By Hector Menendez
Livestock feeding systems are generating more data than ever before. From routine feed analysis and body weight records to automated feed intake monitoring, sensor technologies, and cloud-based platforms, producers today operate in a rapidly expanding data environment. However, more data does not automatically translate into better decisions.
Recent work presented through the National Animal Nutrition Program (NANP) highlights that livestock systems differ not only in how much data they generate, but in their ability to integrate that data into nutrition models and management decisions (Menendez et al., 2026).
These differences influence how effectively feed management supports performance, nutrient efficiency, and long-term system stability.
Not All Data Environments Are the Same
Across the livestock industry, operations can be viewed along a spectrum of data capacity.
Some systems rely primarily on feed analysis, ration formulation software, and periodic performance records. Others operate with automated feeders, real-time feed intake monitoring, connected dashboards, and multi-system integration.
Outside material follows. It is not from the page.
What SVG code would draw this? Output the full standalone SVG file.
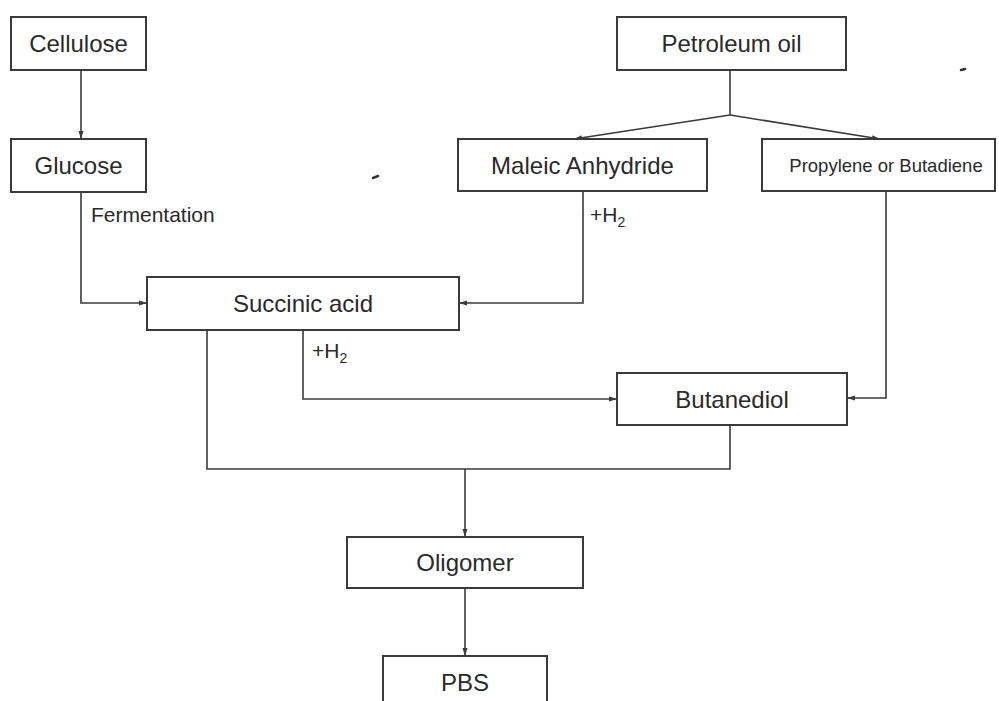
<svg xmlns="http://www.w3.org/2000/svg" width="999" height="701" viewBox="0 0 999 701">
<style>
.box{fill:#fff;stroke:#3a3a3a;stroke-width:2}
.t{font-family:"Liberation Sans",Arial,sans-serif;font-size:24px;fill:#2a2a2a;text-anchor:middle}
.lbl{font-family:"Liberation Sans",Arial,sans-serif;font-size:21px;fill:#2a2a2a}
.c{fill:none;stroke:#3a3a3a;stroke-width:1.6}
</style>
<defs>
<marker id="a" viewBox="0 0 8 6" refX="8" refY="3" markerWidth="8" markerHeight="6" markerUnits="userSpaceOnUse" orient="auto">
<path d="M0,0.5 L8,3 L0,5.5 Z" fill="#3a3a3a"/>
</marker>
</defs>
<rect width="999" height="701" fill="#fff"/>
<g id="connectors">
<path class="c" d="M81,70 V139" marker-end="url(#a)"/>
<path class="c" d="M81,192 V303 H147" marker-end="url(#a)"/>
<path class="c" d="M730,70 V115"/>
<path class="c" d="M730,115 L574,139" marker-end="url(#a)"/>
<path class="c" d="M730,115 L880,139" marker-end="url(#a)"/>
<path class="c" d="M583,191 V303 H459" marker-end="url(#a)"/>
<path class="c" d="M303,330 V399 H617" marker-end="url(#a)"/>
<path class="c" d="M886,191 V398 H847" marker-end="url(#a)"/>
<path class="c" d="M207,330 V469 H730 V425"/>
<path class="c" d="M465,469 V537" marker-end="url(#a)"/>
<path class="c" d="M465,588 V656" marker-end="url(#a)"/>
</g>
<g id="cellulose"><rect class="box" x="11" y="17" width="135" height="53"/><text class="t" x="78.5" y="52">Cellulose</text></g>
<g id="glucose"><rect class="box" x="11" y="139" width="135" height="53"/><text class="t" x="78.5" y="174">Glucose</text></g>
<g id="petroleum"><rect class="box" x="617" y="17" width="229" height="53"/><text class="t" x="731.5" y="52">Petroleum oil</text></g>
<g id="maleic"><rect class="box" x="458" y="139" width="249" height="52"/><text class="t" x="582.5" y="174">Maleic Anhydride</text></g>
<g id="propylene"><rect class="box" x="762" y="139" width="233" height="52"/><text class="t" x="886" y="172" style="font-size:18.5px">Propylene or Butadiene</text></g>
<g id="succinic"><rect class="box" x="147" y="277" width="312" height="53"/><text class="t" x="303" y="312">Succinic acid</text></g>
<g id="butanediol"><rect class="box" x="617" y="373" width="230" height="52"/><text class="t" x="732" y="408">Butanediol</text></g>
<g id="oligomer"><rect class="box" x="347" y="537" width="236" height="51"/><text class="t" x="465" y="571">Oligomer</text></g>
<g id="pbs"><rect class="box" x="383" y="656" width="164" height="60"/><text class="t" x="465" y="691">PBS</text></g>
<g id="labels">
<text class="lbl" x="91" y="222">Fermentation</text>
<text class="lbl" x="590" y="222">+H<tspan font-size="14" dy="5">2</tspan></text>
<text class="lbl" x="312" y="358">+H<tspan font-size="14" dy="5">2</tspan></text>
</g>
<g id="marks" stroke="#333" stroke-width="2.5" stroke-linecap="round">
<path d="M961,70 L965,69"/>
<path d="M373,178 L378,176"/>
</g>
</svg>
Menendez et al. (2026) describe four interconnected dimensions that evolve together:
- Data volume.
- Integration capacity.
- Model adequacy requirements.
- Operational risk.
As data volume increases, the demand for information integration grows. As integration expands, model complexity grows. And as systems become more complex, operational risk also increases. The issue is not whether technology is good or bad. The issue is alignment.